== Instructions to follow ==
Exactly as written, retype the listing below, omitting the pictures.

== Given information ==

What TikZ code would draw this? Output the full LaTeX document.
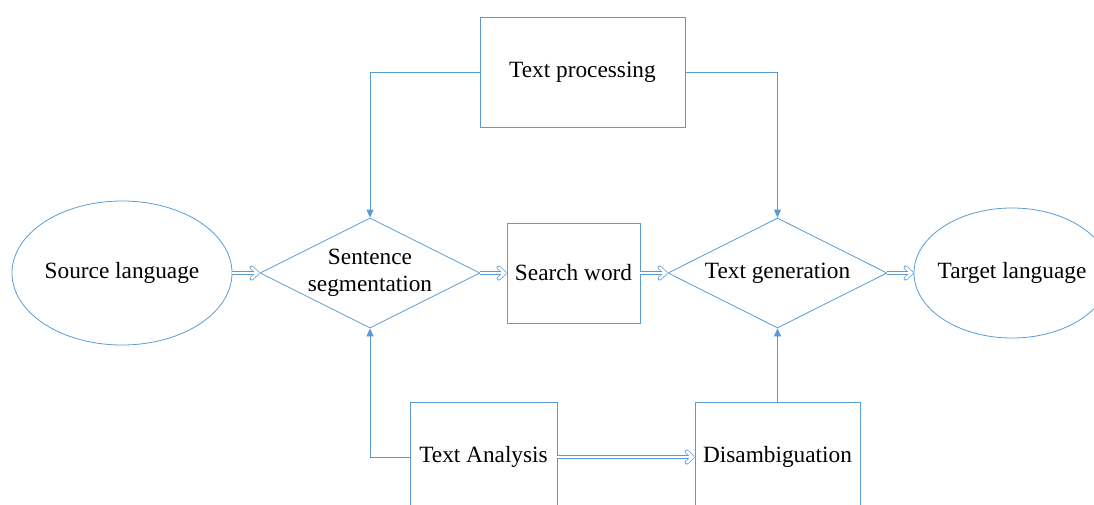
\documentclass[tikz,border=0pt]{standalone}
\usepackage{fontspec}
\setmainfont{Liberation Serif}
\usetikzlibrary{shapes.geometric,arrows.meta}
\definecolor{ln}{HTML}{5B9BD5}
\begin{document}
\begin{tikzpicture}[x=1pt,y=-1pt,
  every node/.style={font=\fontsize{23.3}{27}\selectfont, text=black},
  shp/.style={draw=ln, line width=0.8pt, inner sep=0pt, align=center},
  bx/.style={shp, rectangle},
  el/.style={shp, ellipse},
  dm/.style={shp, diamond, aspect=2},
  dbl/.style={draw=ln, line width=0.7pt, double=white, double distance=2.6pt, shorten >=1.5pt},
  tip/.style={draw=ln, line width=4pt, line join=round, line cap=round},
  tipin/.style={draw=white, line width=2.6pt, line join=round, line cap=round},
  sgl/.style={draw=ln, line width=0.8pt, -{Triangle[length=8pt,width=7pt]}}]
\useasboundingbox (0,0) rectangle (1094,504);
\clip (0,0) rectangle (1094,504);
\node[el, minimum width=220pt, minimum height=144pt, inner xsep=-4pt] (src) at (122,273) {Source language};
\node[dm, minimum width=220pt, minimum height=110pt] (seg) at (370,273) {Sentence\\segmentation};
\node[bx, minimum width=133pt, minimum height=100pt] (sw) at (573.5,273) {Search word};
\node[dm, minimum width=219pt, minimum height=110pt] (gen) at (777.5,273) {Text generation};
\node[el, minimum width=196pt, minimum height=130pt, inner xsep=-14pt] (tgt) at (1012,273) {Target language};
\node[bx, minimum width=205pt, minimum height=110pt] (tp) at (582.5,72) {Text processing};
\node[bx, minimum width=147pt, minimum height=110pt] (ta) at (483.5,457) {Text Analysis};
\node[bx, minimum width=165pt, minimum height=110pt] (dis) at (777.5,457) {Disambiguation};
\foreach \a/\b in {src/seg, seg/sw, sw/gen, gen/tgt, ta/dis}{
  \draw[dbl] (\a.east) -- (\b.west);
  \draw[tip] ([shift={(-8,-5.5)}]\b.west) -- ([shift={(-2,0)}]\b.west) -- ([shift={(-8,5.5)}]\b.west);
  \draw[tipin] ([shift={(-8,-5.5)}]\b.west) -- ([shift={(-2,0)}]\b.west) -- ([shift={(-8,5.5)}]\b.west);
  \draw[draw=white, line width=2.6pt] ([shift={(-9,0)}]\b.west) -- ([shift={(-3.2,0)}]\b.west);
}
\draw[sgl] (tp.west) -| (seg.north);
\draw[sgl] (tp.east) -| (gen.north);
\draw[sgl] (ta.west) -| (seg.south);
\draw[sgl] (dis.north) -- (gen.south);
\end{tikzpicture}
\end{document}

== Correct answer ==
What TikZ code would draw this? Output the full LaTeX document.
\documentclass[tikz,border=0pt]{standalone}
\usepackage{fontspec}
\setmainfont{Liberation Serif}
\usetikzlibrary{shapes.geometric,arrows.meta}
\definecolor{ln}{HTML}{5B9BD5}
\begin{document}
\begin{tikzpicture}[x=1pt,y=-1pt,
  every node/.style={font=\fontsize{23.3}{27}\selectfont, text=black},
  shp/.style={draw=ln, line width=0.8pt, inner sep=0pt, align=center},
  bx/.style={shp, rectangle},
  el/.style={shp, ellipse},
  dm/.style={shp, diamond, aspect=2},
  dbl/.style={draw=ln, line width=0.7pt, double=white, double distance=2.6pt, shorten >=1.5pt},
  tip/.style={draw=ln, line width=4pt, line join=round, line cap=round},
  tipin/.style={draw=white, line width=2.6pt, line join=round, line cap=round},
  sgl/.style={draw=ln, line width=0.8pt, -{Triangle[length=8pt,width=7pt]}}]
\useasboundingbox (0,0) rectangle (1094,504);
\clip (0,0) rectangle (1094,504);
\node[el, minimum width=220pt, minimum height=144pt, inner xsep=-4pt] (src) at (122,273) {Source language};
\node[dm, minimum width=220pt, minimum height=110pt] (seg) at (370,273) {Sentence\\segmentation};
\node[bx, minimum width=133pt, minimum height=100pt] (sw) at (573.5,273) {Search word};
\node[dm, minimum width=219pt, minimum height=110pt] (gen) at (777.5,273) {Text generation};
\node[el, minimum width=196pt, minimum height=130pt, inner xsep=-14pt] (tgt) at (1012,273) {Target language};
\node[bx, minimum width=205pt, minimum height=110pt] (tp) at (582.5,72) {Text processing};
\node[bx, minimum width=147pt, minimum height=110pt] (ta) at (483.5,457) {Text Analysis};
\node[bx, minimum width=165pt, minimum height=110pt] (dis) at (777.5,457) {Disambiguation};
\foreach \a/\b in {src/seg, seg/sw, sw/gen, gen/tgt, ta/dis}{
  \draw[dbl] (\a.east) -- (\b.west);
  \draw[tip] ([shift={(-8,-5.5)}]\b.west) -- ([shift={(-2,0)}]\b.west) -- ([shift={(-8,5.5)}]\b.west);
  \draw[tipin] ([shift={(-8,-5.5)}]\b.west) -- ([shift={(-2,0)}]\b.west) -- ([shift={(-8,5.5)}]\b.west);
  \draw[draw=white, line width=2.6pt] ([shift={(-9,0)}]\b.west) -- ([shift={(-3.2,0)}]\b.west);
}
\draw[sgl] (tp.west) -| (seg.north);
\draw[sgl] (tp.east) -| (gen.north);
\draw[sgl] (ta.west) -| (seg.south);
\draw[sgl] (dis.north) -- (gen.south);
\end{tikzpicture}
\end{document}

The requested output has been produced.